- EXERCISE DESCRIPTION -
Your task is to repeat the lines from the line with "Emit a LaTeX" to the line with "(gov) at (1060,31)", both ends included, and nothing else. Pictures stay out of the copy.

- ENTRIES SUPPLIED -

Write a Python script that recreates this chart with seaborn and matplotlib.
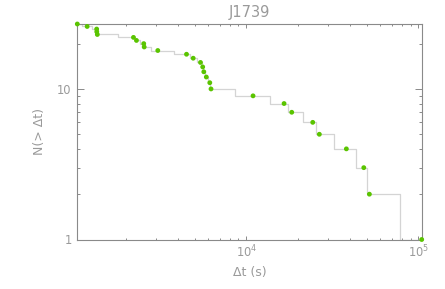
import numpy as np
import pandas as pd
import matplotlib
matplotlib.use("Agg")
import matplotlib.pyplot as plt
import matplotlib.ticker as mticker
import seaborn as sns

# ---- data ----
title = "J1739"
x_label = "\u0394t (s)"
y_label = "N(> \u0394t)"
delta_t = [1042, 1189, 1350, 1352, 1362, 2209, 2299, 2535, 2550, 3059,
           4492, 4913, 5416, 5579, 5662, 5855, 6135, 6235, 10940, 16570,
           18365, 24322, 26570, 38140, 48150, 51900, 104500]
n_count = [27, 26, 25, 24, 23, 22, 21, 20, 19, 18,
           17, 16, 15, 14, 13, 12, 11, 10, 9, 8,
           7, 6, 5, 4, 3, 2, 1]
y_major = [1, 10]
y_major_labels = ["1", "10"]

df = pd.DataFrame({"dt": delta_t, "N": n_count})

sns.set_style("ticks")
plt.rcParams["font.family"] = ["DejaVu Sans"]

text_c = "#9a9a9a"
axis_c = "#8a8a8a"

fig = plt.figure(figsize=(4.45, 2.89), dpi=100)
ax = fig.add_axes([77.3 / 445, 1 - 239.5 / 289, (421.7 - 77.3) / 445, (239.5 - 24) / 289])

sns.lineplot(data=df, x="dt", y="N", ax=ax, estimator=None, sort=False,
             drawstyle="steps-mid", color="#d4d4d4", linewidth=0.9, zorder=1)
sns.scatterplot(data=df, x="dt", y="N", ax=ax, color="#5ac400", s=12,
                edgecolor="none", zorder=3, clip_on=False)

ax.set_xscale("log")
ax.set_yscale("log")
ax.set_xlim(min(delta_t), max(delta_t))
ax.set_ylim(1, max(n_count))

ax.yaxis.set_major_locator(mticker.FixedLocator(y_major))
ax.yaxis.set_major_formatter(mticker.FixedFormatter(y_major_labels))
ax.yaxis.set_minor_locator(mticker.LogLocator(base=10, subs=np.arange(2, 10)))
ax.yaxis.set_minor_formatter(mticker.NullFormatter())
ax.xaxis.set_major_locator(mticker.LogLocator(base=10))
ax.xaxis.set_minor_locator(mticker.LogLocator(base=10, subs=np.arange(2, 10)))
ax.xaxis.set_minor_formatter(mticker.NullFormatter())

for s in ax.spines.values():
    s.set_color(axis_c)
    s.set_linewidth(0.8)

ax.tick_params(axis="both", which="both", direction="in", top=True, right=True,
               color=axis_c, labelcolor=text_c, labelsize=8.3, width=0.7)
ax.tick_params(axis="x", which="major", length=3.1, pad=3)
ax.tick_params(axis="x", which="minor", length=1.6)
ax.tick_params(axis="y", which="major", length=5.0, pad=4)
ax.tick_params(axis="y", which="minor", length=2.5)

ax.set_xlabel(x_label, color=text_c, fontsize=9, labelpad=4)
ax.set_ylabel(y_label, color=text_c, fontsize=9, labelpad=8)
ax.set_title(title, color=text_c, fontsize=10.5, pad=5)

fig.savefig("out.png", dpi=100)
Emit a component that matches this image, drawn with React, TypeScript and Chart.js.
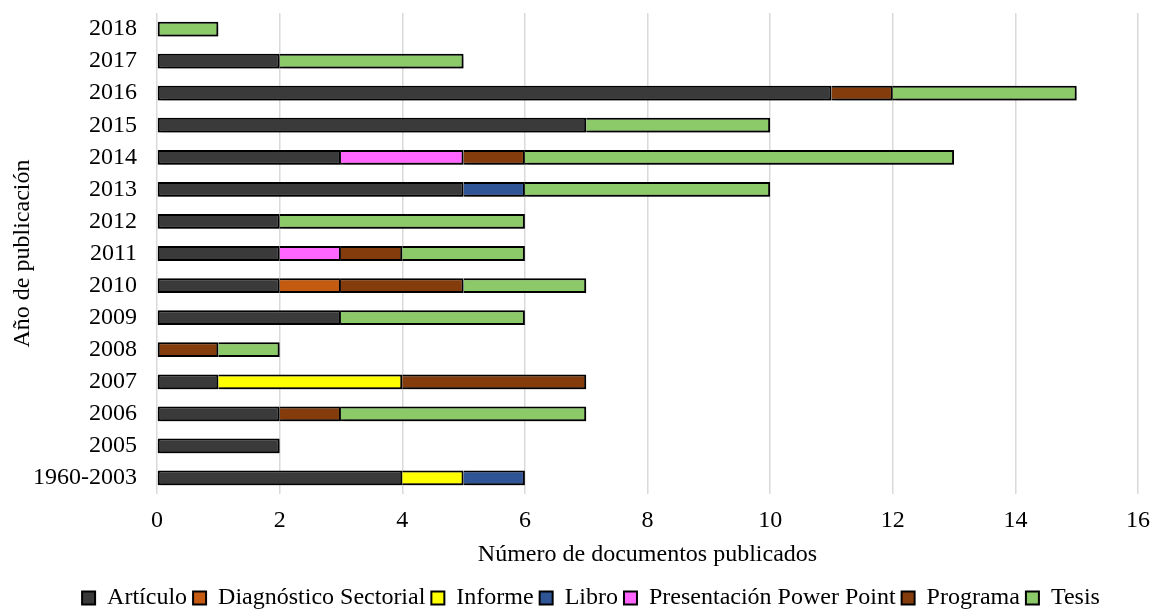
import React, { useEffect, useRef } from "react";
import { Chart, registerables } from "chart.js";

Chart.register(...registerables);

const years = ["2018", "2017", "2016", "2015", "2014", "2013", "2012", "2011", "2010", "2009", "2008", "2007", "2006", "2005", "1960-2003"];

const articulo = [null, 2, 11, 7, 3, 5, 2, 2, 2, 3, null, 1, 2, 2, 4];
const diagnostico = [null, null, null, null, null, null, null, null, 1, null, null, null, null, null, null];
const informe = [null, null, null, null, null, null, null, null, null, null, null, 3, null, null, 1];
const libro = [null, null, null, null, null, 1, null, null, null, null, null, null, null, null, 1];
const presentacion = [null, null, null, null, 2, null, null, 1, null, null, null, null, null, null, null];
const programa = [null, null, 1, null, 1, null, null, 1, 2, null, 1, 3, 1, null, null];
const tesis = [1, 3, 3, 3, 7, 4, 4, 2, 2, 3, 1, null, 4, null, null];

const xTicks = [0, 2, 4, 6, 8, 10, 12, 14, 16];

const FONT = "'Liberation Serif', 'Times New Roman', serif";
const FS = 24;

const shadowPlugin = {
  id: "barShadow",
  beforeDatasetsDraw(chart: any) {
    const ctx = chart.ctx;
    ctx.save();
    ctx.shadowColor = "rgba(0,0,0,0.45)";
    ctx.shadowBlur = 5;
    ctx.shadowOffsetX = 2;
    ctx.shadowOffsetY = 3;
  },
  afterDatasetsDraw(chart: any) {
    chart.ctx.restore();
  },
};

const legendShift = {
  id: "legendShift",
  afterLayout(chart: any) {
    const l = chart.legend;
    if (l) {
      l.left += 22;
      l.right += 22;
    }
  },
};

export default function App() {
  const ref = useRef<HTMLCanvasElement>(null);
  useEffect(() => {
    document.body.style.margin = "0";
    const series = [articulo, diagnostico, informe, libro, presentacion, programa, tesis];
    const mk = (label: string, data: any[], color: string) => ({
      label,
      data,
      backgroundColor: color,
      borderColor: "#000000",
      borderWidth: 2,
      borderSkipped: (c: any) => {
        const i = c.dataIndex;
        for (let k = 0; k < c.datasetIndex; k++) {
          if (series[k][i] != null) return "start";
        }
        return false;
      },
      barPercentage: 0.46,
      categoryPercentage: 1,
    });
    const chart = new Chart(ref.current as HTMLCanvasElement, {
      type: "bar",
      data: {
        labels: years,
        datasets: [
          mk("Artículo", articulo, "#3a3a3a"),
          mk("Diagnóstico Sectorial", diagnostico, "#c55a11"),
          mk("Informe", informe, "#ffff00"),
          mk("Libro", libro, "#2f5597"),
          mk("Presentación Power Point", presentacion, "#ff66ff"),
          mk("Programa", programa, "#843c0c"),
          mk("Tesis", tesis, "#8cc968"),
        ],
      },
      plugins: [shadowPlugin, legendShift],
      options: {
        indexAxis: "y",
        animation: false,
        responsive: false,
        maintainAspectRatio: false,
        layout: { padding: { top: 13, right: 14, left: 0, bottom: -7 } },
        plugins: {
          tooltip: { enabled: false },
          legend: {
            position: "bottom",
            labels: {
              font: { family: FONT, size: FS },
              color: "#000",
              boxWidth: 13,
              boxHeight: 13,
              padding: 6,
            },
          },
        },
        scales: {
          x: {
            stacked: true,
            min: 0,
            max: 16,
            afterBuildTicks: (scale: any) => {
              scale.ticks = xTicks.map((v) => ({ value: v }));
            },
            afterFit: (scale: any) => {
              scale.height = 86;
              scale.paddingLeft = 0;
              scale.paddingRight = 0;
            },
            grid: { color: "#d9d9d9", lineWidth: 1.5, drawTicks: false },
            border: { display: false },
            ticks: { font: { family: FONT, size: FS }, color: "#000", padding: 12 },
            title: {
              display: true,
              text: "Número de documentos publicados",
              font: { family: FONT, size: FS },
              color: "#000",
              padding: { top: 4, bottom: 11 },
            },
          },
          y: {
            stacked: true,
            afterFit: (scale: any) => {
              scale.width = 157;
              scale.paddingTop = 0;
              scale.paddingBottom = 0;
            },
            grid: { display: false, drawTicks: false },
            border: { display: false },
            ticks: { font: { family: FONT, size: FS }, color: "#000", padding: 20 },
            title: {
              display: true,
              text: "Año de publicación",
              font: { family: FONT, size: FS },
              color: "#000",
              padding: { top: 8, bottom: 0 },
            },
          },
        },
      },
    } as any);
    return () => chart.destroy();
  }, []);
  return (
    <div style={{ width: 1152, height: 613, background: "#fff" }}>
      <canvas ref={ref} width={1152} height={613} />
    </div>
  );
}
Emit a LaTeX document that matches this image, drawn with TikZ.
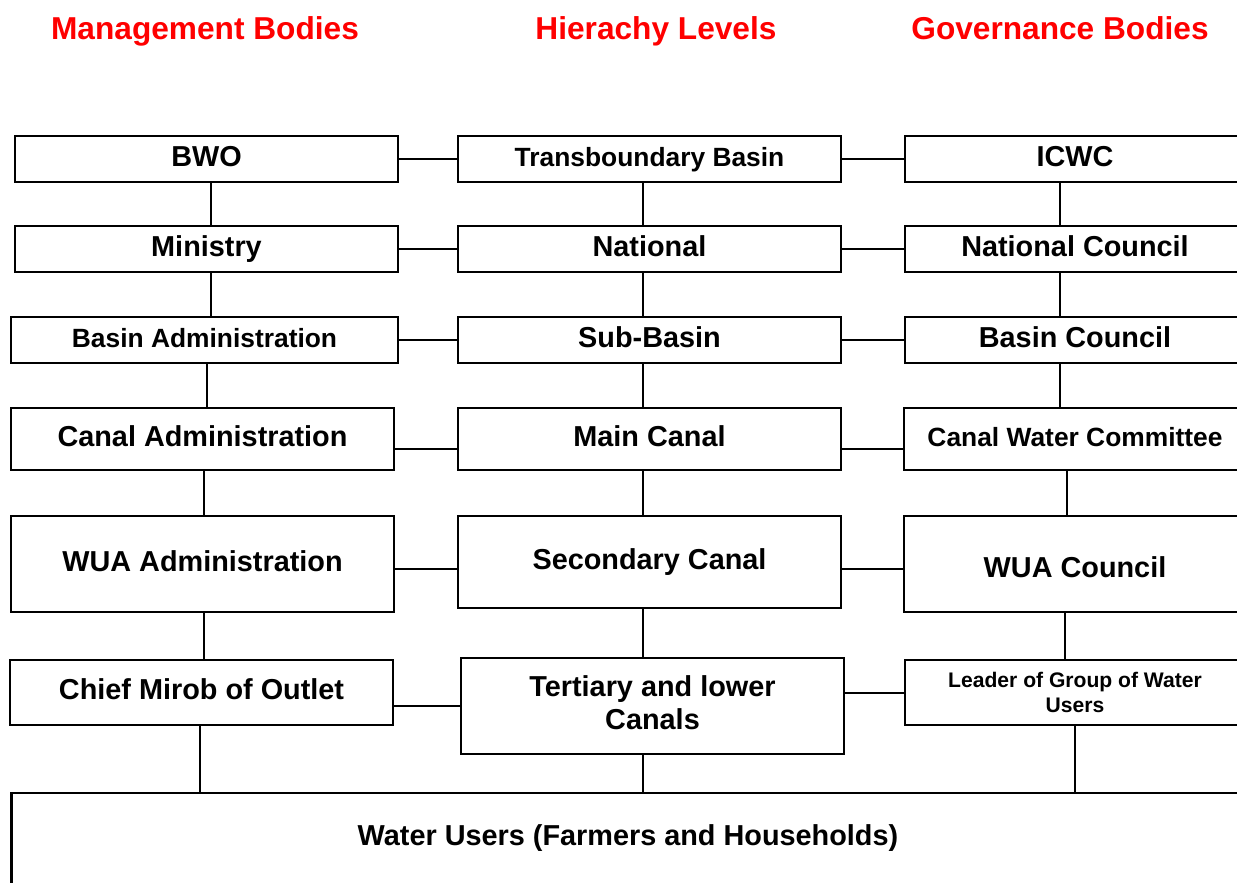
\documentclass[tikz,border=0pt]{standalone}
\usepackage{fontspec}
\setmainfont{Liberation Sans}

\begin{document}
\begin{tikzpicture}[x=0.01cm, y=-0.01cm,
    head/.style={text=red, font=\fontsize{9}{11}\selectfont\bfseries, text height=0.75em, text depth=0.25em},
    box/.style={draw, line width=0.7pt, inner sep=1pt, align=center, font=\fontsize{8.2}{9.4}\selectfont\bfseries},
    lift/.style={text height=0.75em, text depth=0.35em},
    small/.style={font=\fontsize{7.5}{9}\selectfont\bfseries},
    link/.style={line width=0.5pt}]

\useasboundingbox (0,0) rectangle (1237,882);
\clip (0,0) rectangle (1237,882);

\node[head] (mgmt) at (205,31) {Management Bodies};
\node[head] (levels) at (656,31) {Hierachy Levels};
\node[head] (gov) at (1060,31) {Governance Bodies};

\node[box, lift, minimum width=3.83cm, minimum height=0.46cm] (bwo) at (206.5,159) {BWO};
\node[box, minimum width=3.83cm, minimum height=0.46cm] (ministry) at (206.5,249) {Ministry};
\node[box, small, lift, minimum width=3.87cm, minimum height=0.46cm] (basinadm) at (204.5,340) {Basin Administration};
\node[box, lift, minimum width=3.83cm, minimum height=0.62cm] (canaladm) at (202.5,439) {Canal Administration};
\node[box, lift, minimum width=3.83cm, minimum height=0.96cm] (wuaadm) at (202.5,564) {WUA Administration};
\node[box, lift, minimum width=3.83cm, minimum height=0.65cm] (mirob) at (201.5,692.5) {Chief Mirob of Outlet};

\node[box, small, lift, minimum width=3.83cm, minimum height=0.46cm] (trans) at (649.5,159) {Transboundary Basin};
\node[box, lift, minimum width=3.83cm, minimum height=0.46cm] (national) at (649.5,249) {National};
\node[box, lift, minimum width=3.83cm, minimum height=0.46cm] (subbasin) at (649.5,340) {Sub-Basin};
\node[box, lift, minimum width=3.83cm, minimum height=0.62cm] (maincanal) at (649.5,439) {Main Canal};
\node[box, minimum width=3.83cm, minimum height=0.92cm] (secondary) at (649.5,562) {Secondary Canal};
\node[box, minimum width=3.83cm, minimum height=0.96cm, text depth=0.2em] (tertiary) at (652.5,706) {Tertiary and lower\\Canals};

\node[box, lift, minimum width=3.40cm, minimum height=0.46cm] (icwc) at (1075,159) {ICWC};
\node[box, lift, minimum width=3.40cm, minimum height=0.46cm] (natcouncil) at (1075,249) {National Council};
\node[box, lift, minimum width=3.40cm, minimum height=0.46cm] (basincouncil) at (1075,340) {Basin Council};
\node[box, small, lift, minimum width=3.42cm, minimum height=0.62cm] (canalcomm) at (1075,439) {Canal Water Committee};
\node[box, minimum width=3.42cm, minimum height=0.96cm, text height=0.78em, text depth=0pt] (wuacouncil) at (1075,564) {WUA Council};
\node[box, font=\fontsize{6}{7.1}\selectfont\bfseries, minimum width=3.40cm, minimum height=0.65cm] (leader) at (1075,692.5) {Leader of Group of Water\\Users};

\node[box, minimum width=12.32cm, minimum height=0.97cm, text depth=3.8pt] (users) at (628,841.5) {Water Users (Farmers and Households)};

\foreach \a/\b in {bwo/trans, trans/icwc, ministry/national, national/natcouncil, basinadm/subbasin, subbasin/basincouncil}
    \draw[link] (\a) -- (\b);

\coordinate (r4) at ([yshift=-0.1cm]canaladm.east);
\coordinate (r4b) at ([yshift=-0.1cm]maincanal.east);
\draw[link] (r4) -- (r4 -| maincanal.west);
\draw[link] (r4b) -- (r4b -| canalcomm.west);
\coordinate (r5) at ([yshift=-0.05cm]wuaadm.east);
\coordinate (r5b) at ([yshift=-0.05cm]wuacouncil.west);
\draw[link] (r5) -- (r5 -| secondary.west);
\draw[link] (r5b) -- (r5b -| secondary.east);
\coordinate (r6) at ([yshift=-0.135cm]mirob.east);
\coordinate (r6b) at ([yshift=0.13cm]tertiary.east);
\draw[link] (r6) -- (r6 -| tertiary.west);
\draw[link] (r6b) -- (r6b -| leader.west);

\foreach \a/\b/\s in {bwo/ministry/0.045, ministry/basinadm/0.045, basinadm/canaladm/0.025, canaladm/wuaadm/0.015, wuaadm/mirob/0.015, mirob/users/-0.015,
    trans/national/-0.065, national/subbasin/-0.065, subbasin/maincanal/-0.065, maincanal/secondary/-0.065, secondary/tertiary/-0.065, tertiary/users/-0.095,
    icwc/natcouncil/-0.15, natcouncil/basincouncil/-0.15, basincouncil/canalcomm/-0.15, canalcomm/wuacouncil/-0.08, wuacouncil/leader/-0.1, leader/users/0}
{
    \coordinate (top) at ([xshift=\s cm]\a.south);
    \draw[link] (top) -- (top |- \b.north);
}
\end{tikzpicture}
\end{document}
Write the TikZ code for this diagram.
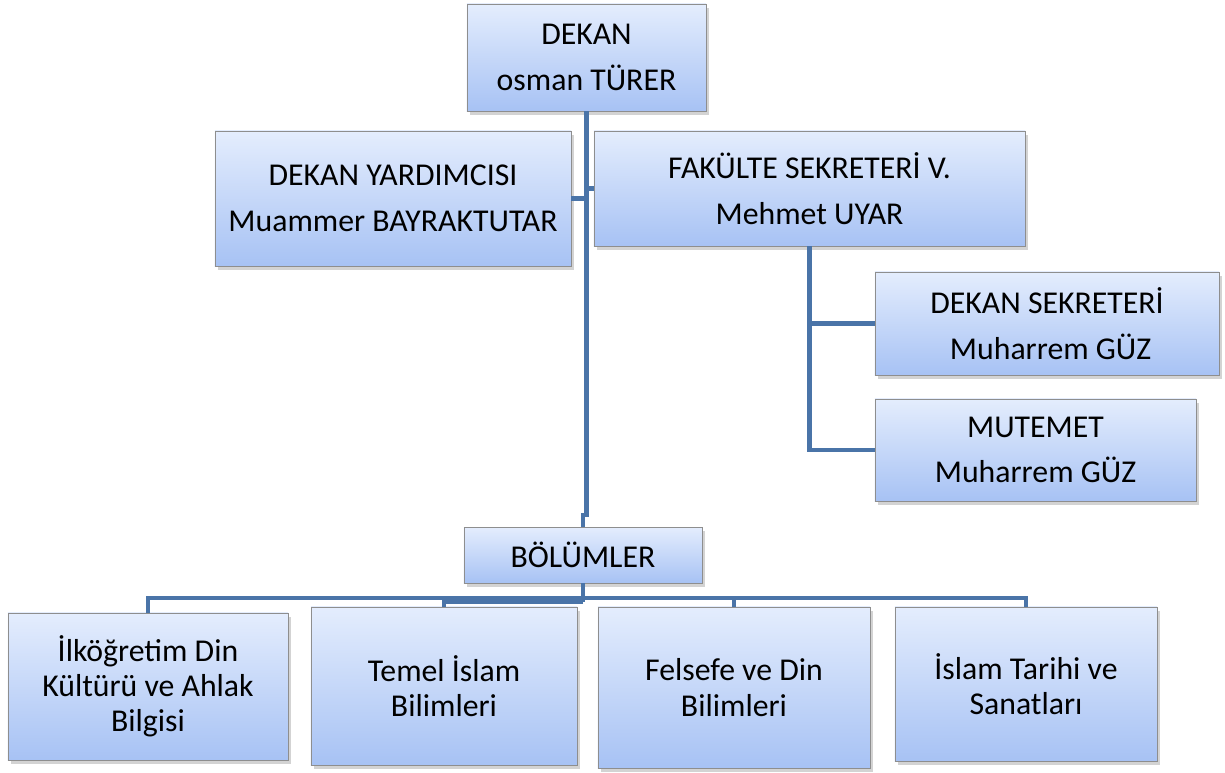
\documentclass[tikz,border=0pt]{standalone}
\usepackage{fontspec}
\setmainfont{Carlito}
\usepackage{xcolor}
\usepackage{tikz}
\usetikzlibrary{positioning, shadows, calc}

\definecolor{boxtop}{HTML}{E4EDFD}
\definecolor{boxbottom}{HTML}{A7C2F4}
\definecolor{linkblue}{HTML}{4A74A8}
\definecolor{boxline}{HTML}{8E8E8E}

\begin{document}
\begin{tikzpicture}[
    x=0.025cm, y=-0.025cm,
    box/.style={rectangle, draw=boxline, line width=0.6pt, top color=boxtop, bottom color=boxbottom,
        drop shadow={shadow xshift=2pt, shadow yshift=-2.5pt, opacity=0.35},
        align=center, inner sep=2pt, font=\fontsize{22.6}{32.5}\selectfont},
    unit/.style={box, font=\fontsize{22.6}{25}\selectfont},
    link/.style={draw=linkblue, line width=3.4pt}
]
\useasboundingbox (0,0) rectangle (1225,772);

% Head of faculty
\node[box, minimum width=5.975cm, minimum height=2.675cm] (dekan) at (586.5,57.5) {DEKAN\\osman TÜRER};

% Second row
\node[box, minimum width=8.9cm, minimum height=3.375cm] (yard) at (393,198.5) {DEKAN YARDIMCISI\\Muammer BAYRAKTUTAR};
\node[box, minimum width=10.775cm, minimum height=2.875cm] (sekr) at (809.5,188.5) {FAKÜLTE SEKRETERİ V.\\Mehmet UYAR};

% Under the secretary
\node[box, minimum width=8.6cm, minimum height=2.575cm] (dsekr) at (1047,323.5) {DEKAN SEKRETERİ\\\ Muharrem GÜZ};
\node[box, minimum width=8.025cm, minimum height=2.55cm] (mutemet) at (1035.5,450) {MUTEMET\\Muharrem GÜZ};

% Departments
\node[box, minimum width=5.95cm, minimum height=1.4cm] (bolum) at (583,555) {BÖLÜMLER};
\node[unit, minimum width=7cm, minimum height=3.675cm] (b1) at (148,686.5) {İlköğretim Din\\Kültürü ve Ahlak\\Bilgisi};
\node[unit, minimum width=6.65cm, minimum height=3.95cm] (b2) at (444,686) {Temel İslam\\Bilimleri};
\node[unit, minimum width=6.8cm, minimum height=4.025cm] (b3) at (734,687.5) {Felsefe ve Din\\Bilimleri};
\node[unit, minimum width=6.55cm, minimum height=3.85cm] (b4) at (1026,684) {İslam Tarihi ve\\Sanatları};

% Connectors
\coordinate (jog) at (dekan.south |- 0,515);
\coordinate (bus) at (bolum.south |- 0,598);
\coordinate (bus2) at (bolum.south |- 0,602);
\draw[link] (dekan.south) -- (jog) -- ++(-3.5,0) -- (bolum.north);
\draw[link] (yard.east) -- (yard.east -| dekan.south);
\draw[link] (sekr.west -| dekan.south) -- (sekr.west);
\draw[link] (sekr.south) |- (dsekr.west);
\draw[link] (sekr.south) |- (mutemet.west);
\draw[link] (bolum.south) -- (bus2);
\draw[link] (bus) -| (b1.north);
\draw[link] (bus2) -| (b2.north);
\draw[link] (bus) -| (b3.north);
\draw[link] (bus) -| (b4.north);

\end{tikzpicture}
\end{document}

- TASK ANSWER -
Emit a LaTeX document that matches this image, drawn with TikZ.
\documentclass[tikz,border=0pt]{standalone}
\usepackage{fontspec}
\setmainfont{Liberation Sans}

\begin{document}
\begin{tikzpicture}[x=0.01cm, y=-0.01cm,
    head/.style={text=red, font=\fontsize{9}{11}\selectfont\bfseries, text height=0.75em, text depth=0.25em},
    box/.style={draw, line width=0.7pt, inner sep=1pt, align=center, font=\fontsize{8.2}{9.4}\selectfont\bfseries},
    lift/.style={text height=0.75em, text depth=0.35em},
    small/.style={font=\fontsize{7.5}{9}\selectfont\bfseries},
    link/.style={line width=0.5pt}]

\useasboundingbox (0,0) rectangle (1237,882);
\clip (0,0) rectangle (1237,882);

\node[head] (mgmt) at (205,31) {Management Bodies};
\node[head] (levels) at (656,31) {Hierachy Levels};
\node[head] (gov) at (1060,31) {Governance Bodies};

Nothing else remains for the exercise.